1. Parathyroid hormone and 25-hydroxy-vitamin D concentrations were measured in patients with severe primary osteoporosis and the results were compared with those found in normal subjects and in patients with primary hyperparathyroidism of vitamin D deficiency.
2. The parathyroid hormone concentrations in 19 patients with primary osteoporosis were within the normal range, both in the basal state (215 ± 85 ng/l, mean ± sd) and during a maximal stimulation (460 ±154 ng/l) induced by the infusion of disodium EDTA (70 mg/kg body weight). Increased serum concentrations of parathyroid hormone were found in patients with primary hyperparathyroidism (821 ± 323 ng/l, n = 33) and nutritional vitamin D deficiency (565 ± 144 ng/l, n = 11).
3. Serum 25-hydroxy-vitamin D concentrations (16·8 ± 7·7 μg/l) were found to be normal in patients with primary osteoporosis. Slightly (9·1 ± 2·1 μg/l) or markedly lower (2·2 ± 1·1 μg/l) 25-hydroxy-vitamin D concentrations were found respectively in patients with primary hyperparathyroidism and secondary hyperparathyroidism due to vitamin D deficiency. The serum concentration of the vitamin D-binding protein was normal in all groups.

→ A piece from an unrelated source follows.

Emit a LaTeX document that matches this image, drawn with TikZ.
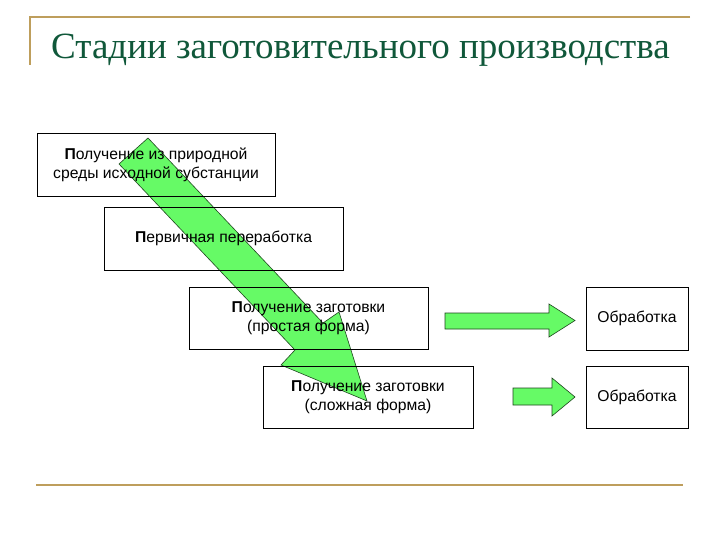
\documentclass[tikz,border=0pt]{standalone}
\usepackage{fontspec}
\setmainfont{Liberation Sans}
\newfontfamily\titlefont{Liberation Serif}
\definecolor{titlegreen}{RGB}{16,88,58}
\definecolor{rulegold}{RGB}{190,158,92}
\definecolor{arrowgreen}{RGB}{102,250,102}
\definecolor{arrowedge}{RGB}{30,70,30}
\tikzset{
  stagebox/.style={draw=black, line width=0.8pt, rectangle, inner sep=0pt, align=center,
    font=\fontsize{15.7}{19}\selectfont},
  fatarrow/.style={fill=arrowgreen, draw=arrowedge, line width=0.6pt, line join=miter},
  rule/.style={draw=rulegold, line width=2pt}
}
\begin{document}
\begin{tikzpicture}[x=1pt,y=-1pt]
\useasboundingbox (0,0) rectangle (720,540);
\fill[white] (0,0) rectangle (720,540);
% decorative rules
\coordinate (tl) at (30,17);
\coordinate (tr) at (690,17);
\coordinate (lb) at (30,65);
\coordinate (bl) at (36,485);
\coordinate (br) at (683,485);
\draw[rule, line width=1.6pt] (tr) -- (tl) -- (lb);
\draw[rule] (bl) -- (br);
% title
\node[anchor=base west, inner sep=0pt, text=titlegreen, font=\titlefont\fontsize{37}{40}\selectfont] (title) at (51,59) {Стадии заготовительного производства};
% big diagonal arrow
\draw[fatarrow] (148,138) -- (323,323) -- (339,312) -- (367,401) -- (281,365) -- (295,350) -- (119,164) -- cycle;
% small arrows
\draw[fatarrow] (445,313) -- (549,313) -- (549,304) -- (575,320.5) -- (549,337) -- (549,329) -- (445,329) -- cycle;
\draw[fatarrow] (513,388) -- (552,388) -- (552,378) -- (575,397) -- (552,416) -- (552,405) -- (513,405) -- cycle;
% boxes
\node[stagebox, minimum width=238, minimum height=63] (b1) at (156,164.5) {\textbf{П}олучение из природной\\среды исходной субстанции};
\node[stagebox, minimum width=239, minimum height=63] (b2) at (223.5,238.5) {\textbf{П}ервичная переработка};
\node[stagebox, minimum width=239, minimum height=62] (b3) at (308.5,318) {\textbf{П}олучение заготовки\\(простая форма)};
\node[stagebox, minimum width=210, minimum height=62] (b4) at (368,397) {\textbf{П}олучение заготовки\\(сложная форма)};
\node[stagebox, minimum width=102, minimum height=63] (b5) at (637,318.5) {Обработка};
\node[stagebox, minimum width=102, minimum height=62] (b6) at (637,397) {Обработка};
\end{tikzpicture}
\end{document}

4. A clearcut separation was therefore obtained between osteoporotic subjects (normal parathyroid hormone and normal 25-hydroxy-vitamin D concentrations) and patients with either primary hyperparathyroidism (increased parathyroid hormone and normal 25-hydroxy-vitamin D) or vitamin D deficiency (high parathyroid hormone and very low 25-hydroxy-vitamin D).